Let $ Y = A\beta + \epsilon $ be a linear model with a design matrix $ A \in \mathbb{R}^{n \times p} $, parameter vector $ \beta \in \mathbb{R}^{p} $, and error terms $ \epsilon $ such that $ \operatorname{Cov}(\epsilon) = \sigma^{2} \Sigma $. How can we transform this linear model into the 'classical' form (with $ \operatorname{Cov}(\tilde{\epsilon}) = \sigma^{2} I $)? Write the new model $ \tilde{Y} $ and calculate its expected value and covariance.
Attempt/Idea: (Is the following the correct answer?) Sometimes, linear models are also considered with $ \operatorname{Cov}(\varepsilon)=\sigma^{2} \Sigma $, where $ \Sigma $ is a positive definite matrix. However, such linear models can be transformed into the form described above by a simple transformation.

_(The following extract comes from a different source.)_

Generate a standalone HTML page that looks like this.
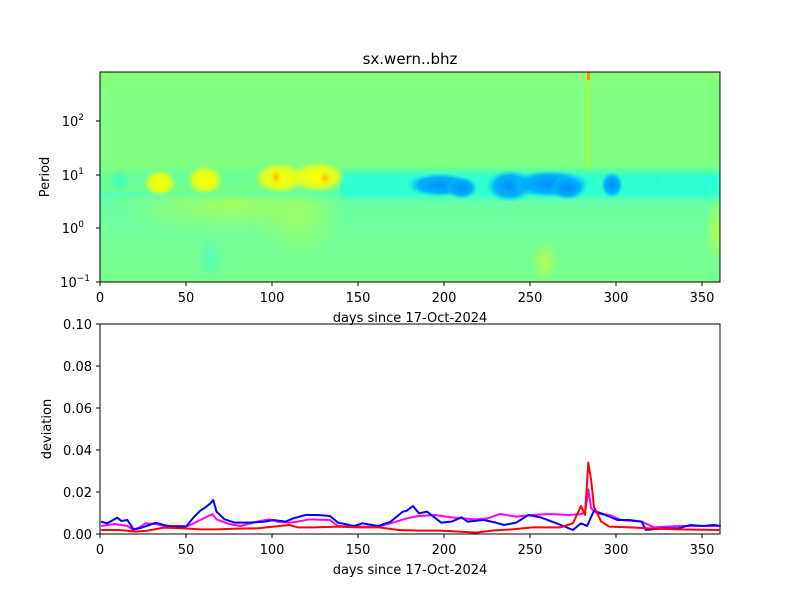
<!DOCTYPE html>
<html><head><meta charset="utf-8"><style>
body{margin:0;background:#fff;}
svg{display:block;font-family:"DejaVu Sans","Liberation Sans",sans-serif;}
</style></head><body>
<svg width="800" height="600" viewBox="0 0 800 600">
<defs>
<radialGradient id="gy"><stop offset="0" stop-color="#ffff00"/><stop offset="0.65" stop-color="#f0ff10" stop-opacity="0.85"/><stop offset="1" stop-color="#f0ff10" stop-opacity="0"/></radialGradient>
<radialGradient id="go"><stop offset="0" stop-color="#ffb400"/><stop offset="1" stop-color="#ffd000" stop-opacity="0"/></radialGradient>
<radialGradient id="gb"><stop offset="0" stop-color="#0090ff"/><stop offset="0.65" stop-color="#00a8ff" stop-opacity="0.9"/><stop offset="1" stop-color="#00d0ff" stop-opacity="0"/></radialGradient>
<radialGradient id="gc"><stop offset="0" stop-color="#20ffe0"/><stop offset="1" stop-color="#20ffe0" stop-opacity="0"/></radialGradient>
<radialGradient id="gyg"><stop offset="0" stop-color="#b0ff50"/><stop offset="1" stop-color="#b0ff50" stop-opacity="0"/></radialGradient>
<radialGradient id="gbg"><stop offset="0" stop-color="#50ffb8"/><stop offset="1" stop-color="#50ffb8" stop-opacity="0"/></radialGradient>
<linearGradient id="band" x1="0" y1="0" x2="0" y2="1"><stop offset="0" stop-color="#30ffd0" stop-opacity="0"/><stop offset="0.3" stop-color="#30ffd0"/><stop offset="0.75" stop-color="#30ffd0"/><stop offset="1" stop-color="#30ffd0" stop-opacity="0"/></linearGradient>
<linearGradient id="low" x1="0" y1="0" x2="0" y2="1"><stop offset="0" stop-color="#66ffa8"/><stop offset="0.5" stop-color="#74ff98"/><stop offset="1" stop-color="#78ff8c"/></linearGradient>
<clipPath id="c"><rect x="100" y="72" width="620" height="210"/></clipPath>
</defs>
<text x="410" y="64" font-size="15" text-anchor="middle">sx.wern..bhz</text>
<g clip-path="url(#c)">
<rect x="100" y="72" width="620" height="210" fill="#80ff80"/>
<rect x="100" y="72" width="620" height="10" fill="#88ff78"/>
<rect x="100" y="192" width="620" height="90" fill="url(#low)"/>
<ellipse cx="230" cy="205" rx="120" ry="30" fill="url(#gyg)" opacity="0.8"/>
<ellipse cx="300" cy="220" rx="45" ry="40" fill="url(#gyg)" opacity="0.6"/>
<ellipse cx="210" cy="258" rx="14" ry="22" fill="url(#gbg)"/>
<ellipse cx="545" cy="262" rx="14" ry="22" fill="url(#gyg)"/>
<ellipse cx="716" cy="230" rx="10" ry="35" fill="url(#gyg)"/>
<rect x="585" y="72" width="6" height="120" fill="#a0ff50" opacity="0.6"/>
<rect x="100" y="166" width="620" height="36" fill="url(#band)" opacity="0.3"/>
<rect x="340" y="166" width="380" height="36" fill="url(#band)"/>
<ellipse cx="120" cy="180" rx="10" ry="11" fill="url(#gc)" opacity="0.7"/>
<ellipse cx="160" cy="183" rx="16" ry="13" fill="url(#gy)"/>
<ellipse cx="205" cy="180" rx="18" ry="14" fill="url(#gy)"/>
<ellipse cx="280" cy="178" rx="26" ry="15" fill="url(#gy)"/>
<ellipse cx="318" cy="177" rx="28" ry="15" fill="url(#gy)"/>
<ellipse cx="276" cy="177" rx="6" ry="7" fill="url(#go)"/>
<ellipse cx="325" cy="178" rx="6" ry="6" fill="url(#go)"/>
<ellipse cx="440" cy="185" rx="34" ry="12" fill="url(#gb)"/>
<ellipse cx="462" cy="188" rx="16" ry="11" fill="url(#gb)"/>
<ellipse cx="510" cy="186" rx="24" ry="16" fill="url(#gb)"/>
<ellipse cx="550" cy="184" rx="40" ry="14" fill="url(#gb)"/>
<ellipse cx="568" cy="188" rx="18" ry="12" fill="url(#gb)"/>
<ellipse cx="612" cy="185" rx="11" ry="13" fill="url(#gb)"/>
<ellipse cx="655" cy="180" rx="8" ry="8" fill="url(#gc)"/>
<ellipse cx="710" cy="180" rx="8" ry="8" fill="url(#gc)"/>
<rect x="587" y="72" width="3" height="8" fill="#ff9000"/>
</g>
<rect x="100" y="72" width="620" height="210" fill="none" stroke="#000" stroke-width="1"/>
<g stroke="#000" stroke-width="1">
<line x1="100" y1="282" x2="100" y2="286"/><line x1="186" y1="282" x2="186" y2="286"/><line x1="272" y1="282" x2="272" y2="286"/><line x1="358" y1="282" x2="358" y2="286"/><line x1="444" y1="282" x2="444" y2="286"/><line x1="530" y1="282" x2="530" y2="286"/><line x1="616" y1="282" x2="616" y2="286"/><line x1="702" y1="282" x2="702" y2="286"/>
<line x1="96" y1="121" x2="100" y2="121"/><line x1="96" y1="175" x2="100" y2="175"/><line x1="96" y1="228" x2="100" y2="228"/><line x1="96" y1="282" x2="100" y2="282"/>
</g>
<g font-size="13" text-anchor="middle">
<text x="100" y="302">0</text><text x="186" y="302">50</text><text x="272" y="302">100</text><text x="358" y="302">150</text><text x="444" y="302">200</text><text x="530" y="302">250</text><text x="616" y="302">300</text><text x="702" y="302">350</text>
<text x="410" y="322">days since 17-Oct-2024</text>
</g>
<g font-size="13" text-anchor="end">
<text x="84" y="126">10<tspan font-size="9" dy="-6">2</tspan></text>
<text x="84" y="180">10<tspan font-size="9" dy="-6">1</tspan></text>
<text x="84" y="233">10<tspan font-size="9" dy="-6">0</tspan></text>
<text x="90" y="287">10<tspan font-size="9" dy="-6">−1</tspan></text>
</g>
<text transform="translate(49,177) rotate(-90)" font-size="13" text-anchor="middle">Period</text>

<rect x="100" y="324" width="620" height="210" fill="none" stroke="#000" stroke-width="1"/>
<g stroke="#000" stroke-width="1">
<line x1="100" y1="534" x2="100" y2="538"/><line x1="186" y1="534" x2="186" y2="538"/><line x1="272" y1="534" x2="272" y2="538"/><line x1="358" y1="534" x2="358" y2="538"/><line x1="444" y1="534" x2="444" y2="538"/><line x1="530" y1="534" x2="530" y2="538"/><line x1="616" y1="534" x2="616" y2="538"/><line x1="702" y1="534" x2="702" y2="538"/>
<line x1="96" y1="534" x2="100" y2="534"/><line x1="96" y1="492" x2="100" y2="492"/><line x1="96" y1="450" x2="100" y2="450"/><line x1="96" y1="408" x2="100" y2="408"/><line x1="96" y1="366" x2="100" y2="366"/><line x1="96" y1="324" x2="100" y2="324"/>
</g>
<g font-size="13" text-anchor="middle">
<text x="100" y="554">0</text><text x="186" y="554">50</text><text x="272" y="554">100</text><text x="358" y="554">150</text><text x="444" y="554">200</text><text x="530" y="554">250</text><text x="616" y="554">300</text><text x="702" y="554">350</text>
<text x="410" y="574">days since 17-Oct-2024</text>
</g>
<g font-size="13" text-anchor="end">
<text x="92" y="539">0.00</text><text x="92" y="497">0.02</text><text x="92" y="455">0.04</text><text x="92" y="413">0.06</text><text x="92" y="371">0.08</text><text x="92" y="329">0.10</text>
</g>
<text transform="translate(51,429) rotate(-90)" font-size="13" text-anchor="middle">deviation</text>

<g transform="translate(95,440) scale(0.405,0.3333)" fill="none" stroke-width="2" stroke-linejoin="round">
<polyline vector-effect="non-scaling-stroke" stroke="#ff00ff" points="15,258 50,252 80,258 95,270 110,262 125,250 150,252 170,258 230,258 260,240 290,222 300,238 330,252 360,258 400,245 430,238 450,245 480,248 500,245 530,238 580,240 600,258 640,260 700,260 730,250 770,235 800,228 840,225 880,232 940,238 970,235 1000,222 1040,230 1080,225 1120,222 1170,225 1200,222 1210,218 1218,148 1225,205 1240,220 1270,225 1300,240 1350,245 1380,262 1440,258 1500,258 1545,258"/>
<polyline vector-effect="non-scaling-stroke" stroke="#0000ff" points="15,245 30,250 55,233 65,243 80,240 95,268 110,265 130,257 150,248 170,255 190,260 225,260 245,230 260,212 275,200 285,190 292,180 300,215 320,238 345,248 380,248 420,245 440,240 470,245 490,235 520,225 550,225 580,228 600,248 640,258 660,250 700,258 730,245 760,215 770,212 785,198 800,220 820,215 855,248 880,245 905,232 920,245 960,240 990,248 1010,255 1040,248 1070,225 1100,232 1150,255 1180,270 1200,250 1215,258 1232,212 1260,225 1290,240 1320,240 1350,245 1360,270 1400,265 1440,265 1470,255 1500,258 1530,255 1545,258"/>
<polyline vector-effect="non-scaling-stroke" stroke="#ff0000" points="15,270 60,270 100,275 130,272 170,263 220,265 260,268 300,268 350,266 400,265 440,260 480,255 500,262 540,262 600,260 650,262 700,262 750,270 800,272 850,272 900,275 940,278 980,272 1030,268 1080,262 1150,262 1180,250 1200,198 1210,225 1218,68 1225,120 1232,200 1250,245 1270,260 1320,262 1380,266 1440,268 1545,270"/>
</g>
</svg>
</body></html>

To do this, consider a symmetric and positive definite matrix $\Sigma^{1 / 2} $ such that $ \Sigma^{1 / 2} \cdot \Sigma^{1 / 2}=\Sigma $. Then, the covariance matrix of $ \Sigma^{-1 / 2} Y=\Sigma^{-1 / 2} \Lambda \beta+\Sigma^{-1 / 2} \varepsilon $ is given by:
$$ \operatorname{Cov}\left(\Sigma^{-1 / 2} Y\right)=\Sigma^{-1 / 2} \operatorname{Cov}(Y) \Sigma^{-1 / 2}=\sigma^{2} I_{n} $$